Râfizî
şöyle diyor:
“Ehl-i
sünnet, Aişe'nin kardeşi Muhammed b. Ebî Bekir'e mü'minlerin dayısı
dememelerine rağmen Muaviye'yi mü'minlerin dayısı diye tesmiye etmişlerdir.”
Ey
Râfizî!
Muaviye
(r.a.) için bu durumu ileriye sürenler güya sizi yenmek isteyen ehl-i sünnetten
bazı câhillerdir. Haddi zâtında Muhammed b. Ebî Bekir ile Muaviye
arasında bu hususta fark yoktur. Fakat biz mezkûr dayılık meselesini caiz
görürsek bu kapı genişleyecek ve mü'minlerin dayı ve halaları çoğalacaktır.
Hatta Ebubekir ve Ömer'e de mü'minlerin dedeleri denilecek ve mü'minlerin
halalarıyla da evlenmek caiz olmayacaktır. Bunu da hiçbir beşer söyleyemez.
Çünkü Rasulullah (sallallahu aleyhi ve sellem)'ın zevceleri için neseble ilgili
hükümler değil, hürmet ve isimlendirme (Mü'minlerin anneleri diye) hakkı sabit
olmuştur. Nikâhlarının haram kılınması başkadır, nesebçe ilgili olan mahramiyet
başkadır.
Ehl-i
sünnetten bazılarının özellikle Muâviye'ye “Mü'minlerin dayısı”
demelerinin sebebi, râfizîlerin Onu tel'în ve tekfiri mubah kıldıklarını
gördükleri içindir. Neden Muaviye'den ve Muhammed b. Ebi Bekir'den efdal olan
Abdullah b. Ömer'i zikretmedin?
Tabiî ki, Muhammed b. Ebî Bekir, Ali'nin
(r.a.) zevcesinin oğlu idi. Çünkü Ali (r.a.), Ebu Bekir (r.a.) vefat ettikten
sonra zevcesi olan Esma bint-i Umeys'i nikahlamıştı. Daha sonra Osman
(r.a.),
Muhammed b. Ebî Bekir'i işlediği bir suçtan dolayı cezalandırınca Ona kin
tutmuş, bu kin de Onu Osman'a (r.a.) karşı isyan etmesine kadar götürmüştür.

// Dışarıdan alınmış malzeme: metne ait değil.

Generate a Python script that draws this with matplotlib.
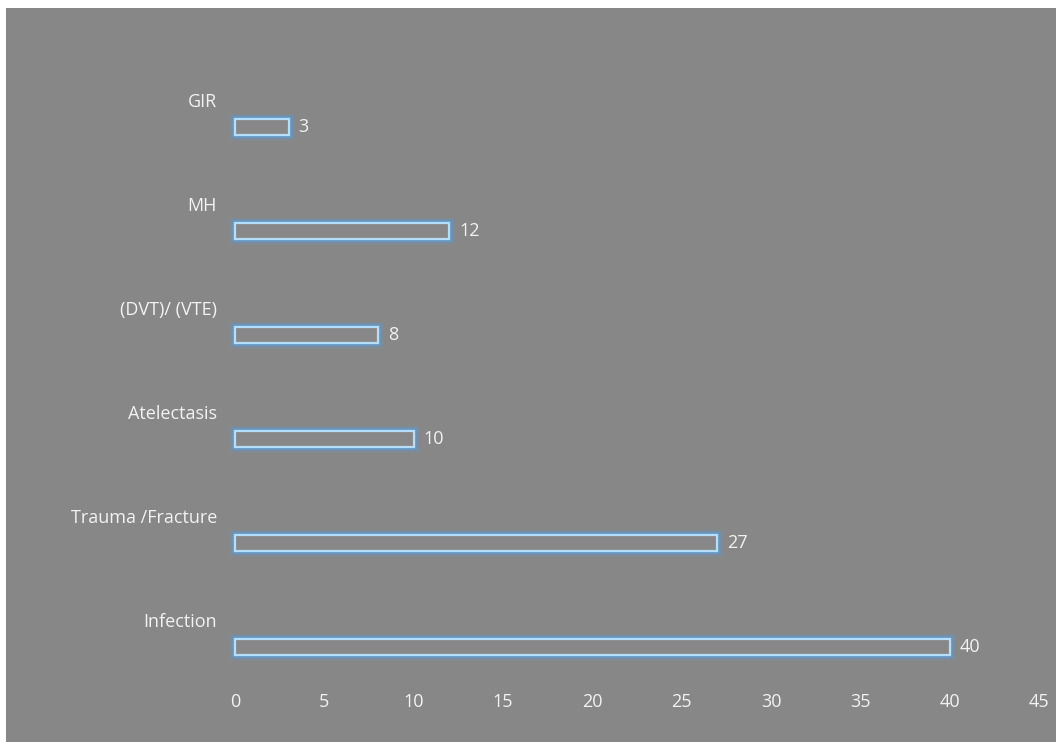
#!/usr/bin/env python3
import numpy as np
import matplotlib.pyplot as plt
from matplotlib.patches import Rectangle

categories = ['Infection', 'Trauma /Fracture', 'Atelectasis', '(DVT)/ (VTE)', 'MH', 'GIR']
values = [40, 27, 10, 8, 12, 3]
xticks = [0, 5, 10, 15, 20, 25, 30, 35, 40, 45]

bg = '#878787'
txt = '#f2f2f2'
edge = '#b5defa'
glow = '#4fa8f5'

plt.rcParams['font.family'] = ['Open Sans', 'DejaVu Sans']

fig = plt.figure(figsize=(10.56, 7.42), dpi=100, facecolor='white')
# gray chart area, offset a little from the top-left corner
fig.patches.append(Rectangle((6 / 1056, 0), 1, 1 - 8 / 742, transform=fig.transFigure,
                             facecolor=bg, edgecolor='none', zorder=-10))

ax = fig.add_axes([235 / 1056, 1 - 672 / 742, (1039 - 235) / 1056, (672 - 48) / 742])
ax.set_facecolor('none')

y = np.arange(len(categories))
ybar = y - 0.26
h = 0.15

# soft glow around the outlines
for lw, a in [(8, 0.10), (6, 0.15), (4.5, 0.22), (3, 0.35)]:
    ax.barh(ybar, values, height=h, facecolor='none', edgecolor=glow, linewidth=lw,
            alpha=a, clip_on=False)
ax.barh(ybar, values, height=h, facecolor=bg, edgecolor=edge, linewidth=1.6, clip_on=False)

for yb, v in zip(ybar, values):
    ax.text(v + 0.55, yb, str(v), color=txt, fontsize=13, va='center', ha='left')

ax.set_xlim(0, 45)
ax.set_ylim(-0.5, 5.5)
ax.set_xticks(xticks)
ax.set_yticks(y)
ax.set_yticklabels(categories)
ax.tick_params(axis='both', length=0, colors=txt, labelsize=13)
ax.tick_params(axis='y', pad=13)
ax.tick_params(axis='x', pad=15)
for s in ax.spines.values():
    s.set_visible(False)

plt.savefig('out.png', dpi=100, facecolor=fig.get_facecolor())
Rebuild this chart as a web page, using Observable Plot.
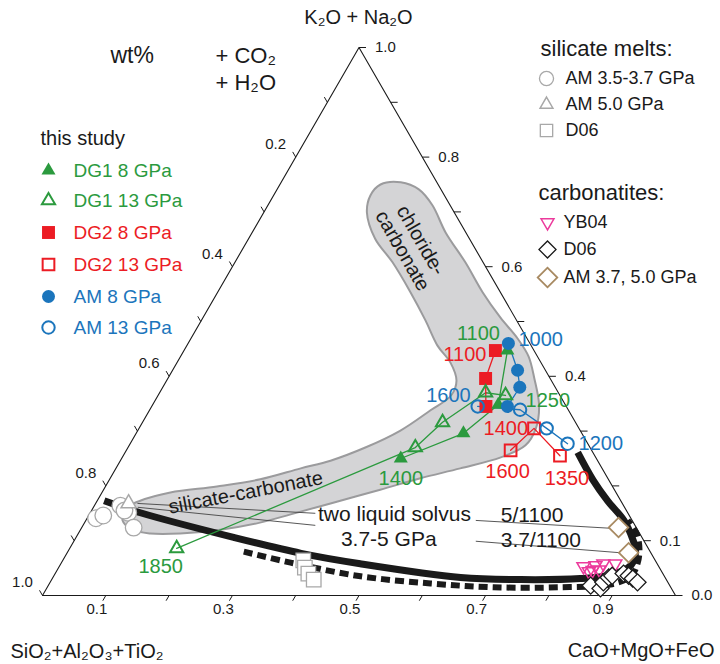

Muhammed b. Ebî Bekir, bilahare Ali (r.a.) tarafından Mısır'a vali olarak tayin
edilmiş ise de Mısır'a gittiğinde bir gurup tarafından tepki ile karşılaşmış,
kendisine karşı bir müddet muharebe edildikten sonra şehid edilerek
yakılmıştır. Bu durum inşaallah Ona keffaret olur. Allah Ona rahmet eylesin!
Râfizîler,
Muhammed b. Ebî Bekr'i medhederken aşırı gittikleri gibi, Osman'a (r.a.) isyan
ederek fitne çıkaran âsîleri ve Ali (r.a.) ile beraber savaşanları da aynı
şekilde mübalağa ederek medhediyorlar. Hatta Muhammed b. Ebî Bekr'i babası olan
Ebubekir es-Sıddîk'tan (r.a.) üstün tutuyorlar.
Nitekim Rasulullah (sallallahu
aleyhi ve sellem) dan sonra ümmetin en efdalini tel'în ederken, Rasulullah ile
sohbeti bulunmayan ve Ebubekir'e (r.a.) nisbeten üstünlüğü olmayan oğlunu
överek nesebleri yüceltme hususunda tenakuza düşüyorlar.
Eğer
kişinin babasının küfrü veya fıskı kendisine zarar vermiyorsa -ki vermiyor- ne
İbrahim (a.s.)'e ve ne de Ali'ye (r.a.) babalarının küfrü zarar vermemiştir.
Yok zarar verdiğini iddia ediyorsanız babasından dolayı Muhammed b. Ebi Bekr'i,
Onun da oğlu olan Kasım b. Muhammed ve torunu Abdurrahman b. Kasım'ı da
zemmetmeleri gerekir. Bu da doğru değildir. Çünkü Kasım b. Muhammed, Mâlik
ve Leys’in hocalarından ve fukahâ-i Seb'aden-dir. Abdurrahman
b. Kasım da imam oğlu imamdır. Her ikisi de bütün müslümanların indinde iyi ve
faziletli zatlar olmasına rağmen, râfizîler bunları öğmedikleri gibi onları
dillerine bile almıyorlar. Çünkü onlar fitneye karışmışlardı.